Half-Life: Alyx – From VR comfort to Pacing
Updated: Apr 2, 2020
Today is the first real session with Alyx, taking me through the first two chapters of the game. That means a whole bunch of things are in evidence, and I’ll tackle them one by one, starting with graphics, VR comfort, immersion and sound, and pacing. I’ll look at Russell, the gravity gloves, enemies, combat, puzzles, story, and whatever else comes up as the week goes on. Oh, and no, I haven’t noticed the G-Man yet.
Graphics and VR Comfort
I mentioned the high fidelity of the game in the first post. It was the immediate thing that struck me and frankly I’m still in awe of it 2-3 hours later: the number of times I’ve stopped to stare at a view, or to mess about with some stuff just because it looks cool, or to lean around and under furniture. The closest thing I’ve played to it in VR is Lone Echo, but there many of the models have a grainy, blurry quality to them, like they are perpetually on the edge of clipping out of existence. In Alyx, everything is sharp, solid, and stands up to the closest scrutiny. It’s as true of a cigarette lighter as of Alyx’s pistol.
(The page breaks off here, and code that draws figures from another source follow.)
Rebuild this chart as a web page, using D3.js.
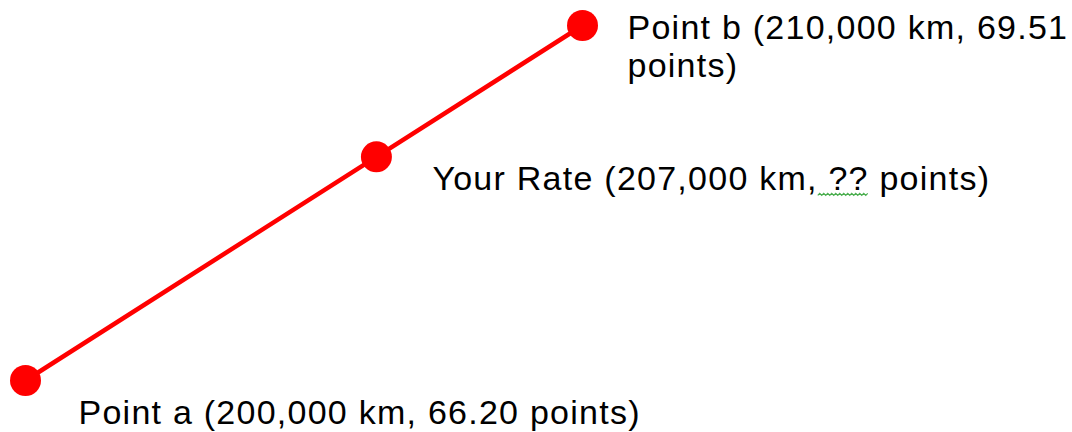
<!DOCTYPE html>
<html>
<head>
<meta charset="utf-8">
<script src="https://cdn.jsdelivr.net/npm/d3@7"></script>
<style>
  html, body { margin: 0; padding: 0; background: #fff; }
  text { font-family: "Liberation Sans", Arial, sans-serif; font-size: 34px; fill: #000; letter-spacing: 1.25px; }
</style>
</head>
<body>
<div id="chart"></div>
<script>
// values from the picture
const names = ["Point a", "Your Rate", "Point b"];
const kms = ["200,000", "207,000", "210,000"];
const points = ["66.20", "??", "69.51"];
// where each dot sits along the line (the sketch is not to scale)
const along = [0, 0.63, 1];

let width = 1072, height = 432;

let svg = d3.select("#chart")
    .append("svg")
    .attr("width", width)
    .attr("height", height);

let x = d3.scaleLinear().domain([0, 1]).range([25.5, 582.5]);
let y = d3.scaleLinear().domain([0, 1]).range([380.5, 25.5]);

// START line
svg.append("path")
    .datum(along)
    .attr("d", d3.line().x((d) => x(d)).y((d) => y(d)))
    .attr("fill", "none")
    .attr("stroke", "#ff0000")
    .attr("stroke-width", 4.5);
// END line

// START dots
svg.selectAll(".dot")
    .data(along)
    .enter()
    .append("circle")
    .attr("class", "dot")
    .attr("cx", (d) => x(d))
    .attr("cy", (d) => y(d))
    .attr("r", 15.5)
    .attr("fill", "#ff0000");
// END dots

// label offsets from the dot
const offsets = [[53, 43], [56, 33.5], [45, 13.5]];

let labels = svg.selectAll(".label")
    .data(along)
    .enter()
    .append("text")
    .attr("class", "label")
    .attr("x", (d, i) => x(d) + offsets[i][0])
    .attr("y", (d, i) => y(d) + offsets[i][1]);

labels.each(function(d, i) {
    let t = d3.select(this);
    let full = `${names[i]} (${kms[i]} km, ${points[i]} points)`;
    if (i == 2) {
        // wraps after the value
        t.append("tspan").text(`${names[i]} (${kms[i]} km, ${points[i]}`);
        t.append("tspan")
            .attr("x", x(d) + offsets[i][0])
            .attr("dy", 38)
            .text("points)");
    } else {
        t.text(full);
    }
});

// spell-check squiggle under " ??"
let rate = labels.filter((d, i) => i == 1);
let node = rate.node();
let str = node.textContent;
let s = str.indexOf(", ??") + 1;
let e = str.indexOf("??") + 1;
let x0 = node.getStartPositionOfChar(s).x;
let x1 = node.getEndPositionOfChar(e).x;
let yb = +rate.attr("y") + 4;
let pts = [];
for (let k = 0; x0 + k * 2 <= x1; k++) {
    pts.push([x0 + k * 2, yb + (k % 2 ? -1 : 1)]);
}
svg.append("path")
    .attr("d", d3.line()(pts))
    .attr("fill", "none")
    .attr("stroke", "#4caf50")
    .attr("stroke-width", 1.3);
</script>
</body>
</html>
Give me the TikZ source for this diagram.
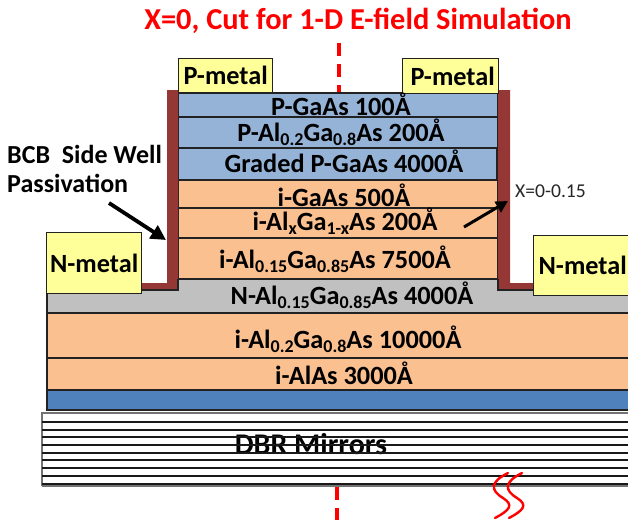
\documentclass[tikz,border=0pt]{standalone}
\usepackage{fontspec}
\setmainfont{Carlito}
\usetikzlibrary{arrows.meta}
\definecolor{pblue}{HTML}{95B3D7}
\definecolor{iorange}{HTML}{FAC090}
\definecolor{ngrey}{HTML}{C0C0C0}
\definecolor{sblue}{HTML}{4F81BD}
\definecolor{mety}{HTML}{FFFF99}
\definecolor{bcb}{HTML}{953735}
\definecolor{dline}{HTML}{222222}
\newcommand{\fnt}[1]{\fontsize{#1}{#1}\selectfont}
\newcommand{\sbs}[1]{\raisebox{-4.5pt}{\fnt{18}#1}}
\tikzset{
  x=1pt,y=-1pt,
  layerbox/.style={draw=dline,line width=1.3pt},
  metalbox/.style={draw=dline,line width=1.3pt,fill=mety,anchor=north west,inner sep=0pt,font=\fnt{26.3}\bfseries},
  lab/.style={anchor=base,inner sep=0pt,font=\fnt{26.3}\bfseries,text=black},
  cutline/.style={draw=red,line width=4.2pt,dash pattern=on 13pt off 8pt},
  bigarrow/.style={draw=black,line width=3.8pt,-{Triangle[length=15pt,width=15pt]}},
  mirror/.style={draw=black!90,line width=1.3pt},
  squig/.style={draw=red,line width=2.4pt,line cap=round},
}
\begin{document}
\begin{tikzpicture}
\useasboundingbox (0,0) rectangle (628,520);
% lower stack
\fill[ngrey] (47,290) -- (178,290) -- (178,279) -- (498,279) -- (498,290) -- (640,290) -- (640,313) -- (47,313) -- cycle;
\draw[layerbox] (47,290) -- (47,313);
\draw[layerbox,fill=iorange] (47,313) rectangle (640,358);
\draw[layerbox,fill=iorange] (47,358) rectangle (640,390);
\draw[layerbox,fill=sblue] (47,390) rectangle (640,410);
% mesa
\draw[layerbox,fill=pblue] (178,93) rectangle (498,117);
\draw[layerbox,fill=pblue] (178,117) rectangle (498,148);
\draw[layerbox,fill=pblue] (178,148) rectangle (497,180);
\draw[layerbox,fill=iorange] (178,180) rectangle (498,208);
\draw[layerbox,fill=iorange] (178,208) rectangle (498,238);
\draw[layerbox,fill=iorange] (178,238) rectangle (498,279);
% passivation
\fill[bcb] (167,90) -- (178,90) -- (178,290) -- (142,290) -- (142,283) -- (167,283) -- cycle;
\draw[dline,line width=1.3pt] (142,290) -- (178,290) -- (178,279);
\fill[bcb] (498,90) -- (510,90) -- (510,283) -- (534,283) -- (534,290) -- (498,290) -- cycle;
\draw[dline,line width=1.3pt] (498,279) -- (498,290) -- (534,290);
% metals
\node[metalbox,minimum width=94pt,minimum height=34pt] (pl) at (178,58) {P-metal};
\node[metalbox,minimum width=96pt,minimum height=35pt] (pr) at (402,58) {\hspace{4pt}P-metal};
\node[metalbox,minimum width=95pt,minimum height=61pt] (nl) at (46,232) {N-metal};
\node[metalbox,minimum width=100pt,minimum height=60pt,text width=95pt,align=left] (nr) at (533,235) {\hspace{2.5pt}N-metal};
% layer labels
\node[lab] (t1) at (341,115) {P-GaAs 100Å};
\node[lab] (t2) at (341,141) {P-Al\sbs{0.2}Ga\sbs{0.8}As 200Å};
\node[lab] (t3) at (344,172) {Graded P-GaAs 4000Å};
\node[lab] (t4) at (344,206) {i-GaAs 500Å};
\node[lab] (t5) at (345,230) {i-Al\sbs{x}Ga\sbs{1-x}As 200Å};
\node[lab] (t6) at (335,268) {i-Al\sbs{0.15}Ga\sbs{0.85}As 7500Å};
\node[lab] (t7) at (352,304) {N-Al\sbs{0.15}Ga\sbs{0.85}As 4000Å};
\node[lab] (t8) at (348,348) {i-Al\sbs{0.2}Ga\sbs{0.8}As 10000Å};
\node[lab] (t9) at (344,384) {i-AlAs 3000Å};
% DBR
\fill[white] (42,412) rectangle (640,486);
\node[lab,font=\fnt{30}\bfseries] (dbr) at (311,454) {DBR Mirrors};
\draw[draw=black!55,line width=1.6pt] (42,486) -- (42,413) -- (640,413);
\draw[draw=black!55,line width=1.2pt] (42,486) -- (640,486);
\foreach \yy in {422,430,437,445,453,460,468,476,484}
  \draw[mirror] (42,\yy) -- (640,\yy);
% title and cut
\node[anchor=base,inner sep=0pt,font=\fnt{30.4}\bfseries,text=red] (title) at (358,29) {X=0, Cut for 1-D E-field Simulation};
\coordinate (cuta) at (339,43);
\coordinate (cutb) at (339,92);
\coordinate (cutc) at (337,487);
\coordinate (cutd) at (337,520);
\draw[cutline] (cuta) -- (cutb);
\draw[cutline] (cutc) -- (cutd);
% annotations
\node[lab,anchor=base west,font=\fnt{26}\bfseries] (bcbl) at (7,163.5) {BCB\ \ Side Well};
\node[lab,anchor=base west,font=\fnt{26}\bfseries] (pas) at (7,192) {Passivation};
\coordinate (aa) at (109,203);
\coordinate (ab) at (166,240);
\draw[bigarrow] (aa) -- (ab);
\node[anchor=base west,inner sep=0pt,font=\fnt{19.6},text=black!85] (xl) at (515,197) {X=0-0.15};
\coordinate (ba) at (464,227);
\coordinate (bb) at (508,201);
\draw[draw=black,line width=3pt,-{Triangle[length=12pt,width=12pt]}] (ba) -- (bb);
% break marks
\draw[squig] (508,473) .. controls (490,482) and (490,490) .. (503,498) .. controls (514,505) and (510,510) .. (495,518);
\draw[squig] (522,473) .. controls (504,482) and (504,490) .. (517,498) .. controls (528,505) and (524,510) .. (509,518);
\end{tikzpicture}
\end{document}
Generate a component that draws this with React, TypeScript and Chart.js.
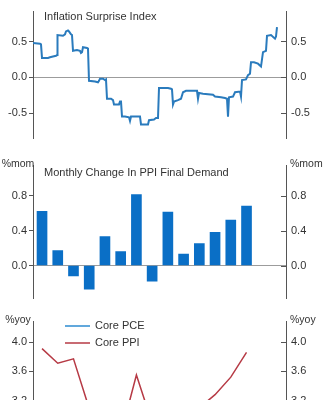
import React, { useEffect, useRef } from 'react';
import { Chart, registerables } from 'chart.js';
Chart.register(...registerables);

const FONT = "'Liberation Sans', Arial, Helvetica, sans-serif";

// ---- Panel 1: Inflation Surprise Index (trading-day index, index value)
const surpriseDays = [0, 7, 8, 9, 15, 17, 20, 23, 24, 24.5, 30, 32, 33, 35, 36, 37, 38, 39, 40, 44, 47, 48, 49, 50, 54, 55, 56, 62, 65, 66, 67, 70, 72, 73, 74, 78, 80, 81, 86, 87, 88, 89, 92, 96, 97, 98, 107, 108, 115, 116, 121, 123, 125, 126, 135, 138, 139, 140, 141, 145, 148, 150, 153, 164, 165, 166, 170, 180, 182, 188, 192, 194, 195, 196, 200, 202, 207, 208, 209, 213, 215, 217, 218, 221, 225, 228, 230, 233, 234, 238, 242, 243, 244];
const surpriseValues = [0.48, 0.47, 0.46, 0.27, 0.27, 0.28, 0.29, 0.30, 0.31, 0.59, 0.58, 0.60, 0.64, 0.655, 0.64, 0.62, 0.60, 0.59, 0.37, 0.38, 0.37, 0.34, 0.35, 0.42, 0.41, 0.40, -0.05, -0.06, -0.07, -0.05, -0.02, -0.02, -0.04, -0.03, -0.30, -0.30, -0.32, -0.38, -0.38, -0.34, -0.34, -0.55, -0.55, -0.56, -0.61, -0.55, -0.55, -0.66, -0.66, -0.60, -0.59, -0.57, -0.57, -0.15, -0.15, -0.16, -0.17, -0.38, -0.34, -0.32, -0.30, -0.21, -0.19, -0.19, -0.30, -0.22, -0.23, -0.245, -0.27, -0.28, -0.29, -0.30, -0.55, -0.28, -0.27, -0.21, -0.20, -0.27, -0.04, -0.03, 0.03, 0.05, 0.21, 0.21, 0.19, 0.15, 0.35, 0.37, 0.58, 0.59, 0.54, 0.57, 0.70];
const surpriseTicks = [-0.5, 0, 0.5];

// ---- Panel 2: Monthly change in PPI final demand (%mom)
const months = ['Jan', 'Feb', 'Mar', 'Apr', 'May', 'Jun', 'Jul', 'Aug', 'Sep', 'Oct', 'Nov', 'Dec', 'Jan', 'Feb'];
const ppiMoM = [0.62, 0.17, -0.12, -0.27, 0.33, 0.16, 0.81, -0.18, 0.61, 0.13, 0.25, 0.38, 0.52, 0.68];
const momTicks = [0, 0.4, 0.8];

// ---- Panel 3: Core PCE vs Core PPI (%yoy)
const corePCE = [2.9, 2.8, 2.9, 2.8, 2.7, 2.6, 2.7, 2.7, 2.8, 2.8, 2.9, 2.8, 2.7, 2.6];
const corePPI = [3.91, 3.71, 3.77, 3.09, 2.9, 2.73, 3.55, 2.89, 2.9, 3.0, 3.1, 3.28, 3.52, 3.86];
const yoyTicks = [2.4, 2.8, 3.2, 3.6, 4.0];
const seriesNames = ['Core PCE', 'Core PPI'];

const BLUE_LINE = '#2a7bbd';
const BAR_BLUE = '#0a6fc6';
const PCE_BLUE = '#2d8bd0';
const PPI_RED = '#b63a45';
const AXIS = '#555555';
const TEXT = '#333333';

function yAxes(min: number, max: number, ticks: number[]) {
  const tickFont = { family: FONT, size: 11 };
  const build = (s: any) => { s.ticks = ticks.map((v) => ({ value: v })); };
  return {
    y: {
      type: 'linear', position: 'left', min, max,
      afterBuildTicks: build,
      afterFit: (s: any) => { s.width = 33; },
      ticks: { font: tickFont, color: TEXT, padding: 2, callback: (v: any) => Number(v).toFixed(1) },
      grid: {
        drawOnChartArea: true, drawTicks: true, tickLength: 4, tickColor: AXIS, lineWidth: 1,
        color: (c: any) => (c.tick && c.tick.value === 0 ? '#9c9c9c' : 'rgba(0,0,0,0)'),
      },
      border: { display: true, color: AXIS, width: 1 },
    },
    y2: {
      type: 'linear', position: 'right', min, max,
      afterBuildTicks: build,
      afterFit: (s: any) => { s.width = 38; },
      ticks: { font: tickFont, color: TEXT, padding: 5, callback: (v: any) => Number(v).toFixed(1) },
      grid: { display: false, drawTicks: false },
      border: { display: true, color: AXIS, width: 1 },
    },
  };
}

const innerTicks = {
  id: 'innerTicks',
  afterDraw(chart: any) {
    const s = chart.scales.y2;
    if (!s) return;
    const ctx = chart.ctx;
    ctx.save();
    ctx.strokeStyle = AXIS;
    ctx.lineWidth = 1;
    s.ticks.forEach((t: any) => {
      const y = Math.round(s.getPixelForValue(t.value)) + 0.5;
      ctx.beginPath();
      ctx.moveTo(chart.chartArea.right - 5, y);
      ctx.lineTo(chart.chartArea.right, y);
      ctx.stroke();
    });
    ctx.restore();
  },
};

function textPlugin(id: string, items: { text: string; x: number; y: number; align: CanvasTextAlign; size: number }[], legend?: boolean) {
  return {
    id,
    afterDraw(chart: any) {
      const ctx = chart.ctx;
      ctx.save();
      ctx.fillStyle = TEXT;
      ctx.textBaseline = 'middle';
      items.forEach((it) => {
        ctx.font = `${it.size}px ${FONT}`;
        ctx.textAlign = it.align;
        ctx.fillText(it.text, it.x, it.y);
      });
      if (legend) {
        const colors = [PCE_BLUE, PPI_RED];
        seriesNames.forEach((name, i) => {
          const y = 16 + i * 17;
          ctx.strokeStyle = colors[i];
          ctx.lineWidth = 1.5;
          ctx.beginPath();
          ctx.moveTo(65, y);
          ctx.lineTo(90, y);
          ctx.stroke();
          ctx.font = `11px ${FONT}`;
          ctx.textAlign = 'left';
          ctx.fillStyle = TEXT;
          ctx.fillText(name, 95, y);
        });
      }
      ctx.restore();
    },
  };
}

const baseOptions = (top: number, bottom: number) => ({
  responsive: false,
  animation: false as const,
  events: [] as any[],
  layout: { padding: { top, bottom, left: 0, right: 0 } },
  plugins: { legend: { display: false }, tooltip: { enabled: false }, title: { display: false } },
});

export default function App() {
  const c1 = useRef<HTMLCanvasElement>(null);
  const c2 = useRef<HTMLCanvasElement>(null);
  const c3 = useRef<HTMLCanvasElement>(null);

  useEffect(() => {
    Chart.defaults.font.family = FONT;
    const monthMin = -0.574;
    const monthMax = 15.51;

    const ch1 = new Chart(c1.current as HTMLCanvasElement, {
      type: 'line',
      data: {
        datasets: [{
          data: surpriseDays.map((d, i) => ({ x: d, y: surpriseValues[i] })),
          borderColor: BLUE_LINE, borderWidth: 2, pointRadius: 0, tension: 0, yAxisID: 'y',
        }],
      },
      options: {
        ...baseOptions(5, 4),
        scales: {
          x: { type: 'linear', display: false, min: 0, max: 253, offset: false },
          ...yAxes(-0.855, 0.918, surpriseTicks),
        },
      } as any,
      plugins: [innerTicks, textPlugin('t1', [{ text: 'Inflation Surprise Index', x: 44, y: 17, align: 'left', size: 11 }])],
    });

    const ch2 = new Chart(c2.current as HTMLCanvasElement, {
      type: 'bar',
      data: {
        labels: months,
        datasets: [{
          data: ppiMoM.map((v, i) => ({ x: i, y: v })),
          backgroundColor: BAR_BLUE, borderWidth: 0, barThickness: 10, yAxisID: 'y',
        }],
      },
      options: {
        ...baseOptions(15, 7),
        scales: {
          x: { type: 'linear', display: false, min: monthMin, max: monthMax, offset: false },
          ...yAxes(-0.376, 1.149, momTicks),
        },
      } as any,
      plugins: [innerTicks, textPlugin('t2', [
        { text: 'Monthly Change In PPI Final Demand', x: 44, y: 22.5, align: 'left', size: 11 },
        { text: '%mom', x: 18, y: 14, align: 'center', size: 10.5 },
        { text: '%mom', x: 290, y: 14, align: 'left', size: 10.5 },
      ])],
    });

    const ch3 = new Chart(c3.current as HTMLCanvasElement, {
      type: 'line',
      data: {
        labels: months,
        datasets: [
          { label: seriesNames[0], data: corePCE.map((v, i) => ({ x: i, y: v })), borderColor: PCE_BLUE, borderWidth: 1.5, pointRadius: 0, tension: 0, yAxisID: 'y' },
          { label: seriesNames[1], data: corePPI.map((v, i) => ({ x: i, y: v })), borderColor: PPI_RED, borderWidth: 1.5, pointRadius: 0, tension: 0, yAxisID: 'y' },
        ],
      },
      options: {
        ...baseOptions(8, 21),
        scales: {
          x: { type: 'linear', display: false, min: monthMin, max: monthMax, offset: false },
          ...yAxes(2.4, 4.28, yoyTicks),
        },
      } as any,
      plugins: [innerTicks, textPlugin('t3', [
        { text: '%yoy', x: 18, y: 10, align: 'center', size: 10.5 },
        { text: '%yoy', x: 290, y: 10, align: 'left', size: 10.5 },
      ], true)],
    });

    return () => { ch1.destroy(); ch2.destroy(); ch3.destroy(); };
  }, []);

  const box: React.CSSProperties = { position: 'absolute', left: 0, width: 324, display: 'block' };
  return (
    <div style={{ position: 'absolute', left: 0, top: 0, width: 324, height: 400, overflow: 'hidden', background: '#fff' }}>
      <canvas ref={c1} width={324} height={150} style={{ ...box, top: 0, height: 150 }} />
      <canvas ref={c2} width={324} height={160} style={{ ...box, top: 150, height: 160 }} />
      <canvas ref={c3} width={324} height={170} style={{ ...box, top: 310, height: 170 }} />
    </div>
  );
}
I’m starting to think that this is also the key to Alyx’s comfort. I’ve never been able to manage more than an hour in VR, and some games (looking at you, DiRT Rally) knock me sick in minutes. My last session on Alyx was over two hours and I feel completely fine. The game features four movement settings: teleport with screen fade (blink), teleport with fast linear movement, continuous movement based on head direction, and continuous movement based on hand direction. I’m using teleport with linear movement, which is one of the most comfortable movement types, but even continuous movement is a lot more comfortable than it is in any other VR game I’ve played. There are nice little touches, like a gentle fade to pleasant orange if you try to lean through solid objects or scenery, but I doubt they make that much difference to comfort. I think the main difference-maker here is that the engine is handling things smoothly and presenting a solid, sharp world to move through.
Sound and Immersion
The fidelity of the world also does wonders for immersion, of course. Weird Russian and other Eastern European fake product brands, adverts, Combine propaganda, discarded bedding, clothing, luggage, cutlery, books, food, alcohol: all can be picked up, looked at, thrown, often smashed. It’s Half-Life 2’s environmental storytelling but on an ostentatious scale. A drone exploded in front of me; I picked up its broken face plate and wondered who would bother cramming that much graphical detail onto what is effectively a piece of debris that in any other game would simply disappear after the explosion.
This is all complemented by the sound design. Picking up a 90’s era computer keyboard and finding that banging on the keys elicits a mechanical noise is a lovely touch. So is noticing that Alyx’s leather coat and jeans rustle as you crouch or bend round corners (by the way, I know it’s an alien occupation and all, but does Alyx just wear the same clothes for five years?!). And for anyone worried, Mike Morasky, the game’s composer, does an excellent job of capturing the atmosphere of Kelly Bailey’s work for the previous Half-Lifes, while injecting something of his own into it. It’s more ambient and more orchestral, but underscored by the same electronic sensibilities as Half-Life and Half-Life 2.
The famous Valve pacing is also on show. The game is noticeably much slower than any other Half-Life, but it has to be: even if I wasn’t standing around gawping at everything, I’m still much slower with my body than I am with a mouse and keyboard (no, I’m not that fat, it’s just hard, alright). But you never linger in any environment more than you need to, and the levels are peppered with the tricks Valve have perfected over the years to keep you moving without thinking about it: a lit doorway here rather than there, indicating it’s open; a red cable trailing from a gate around a corner, suggesting you ought to follow it; a corpse dangling from a window to draw your attention to it, so you realise that’s the direction you need to go (if anyone is interested in this, I highly recommend playing through the older games with the developer commentary). It’s clearly been play-tested to death and it works: after a while I felt like I ought to do stuff not to see how it works, but because it might be useful to me. In other worlds, I felt completely in the world.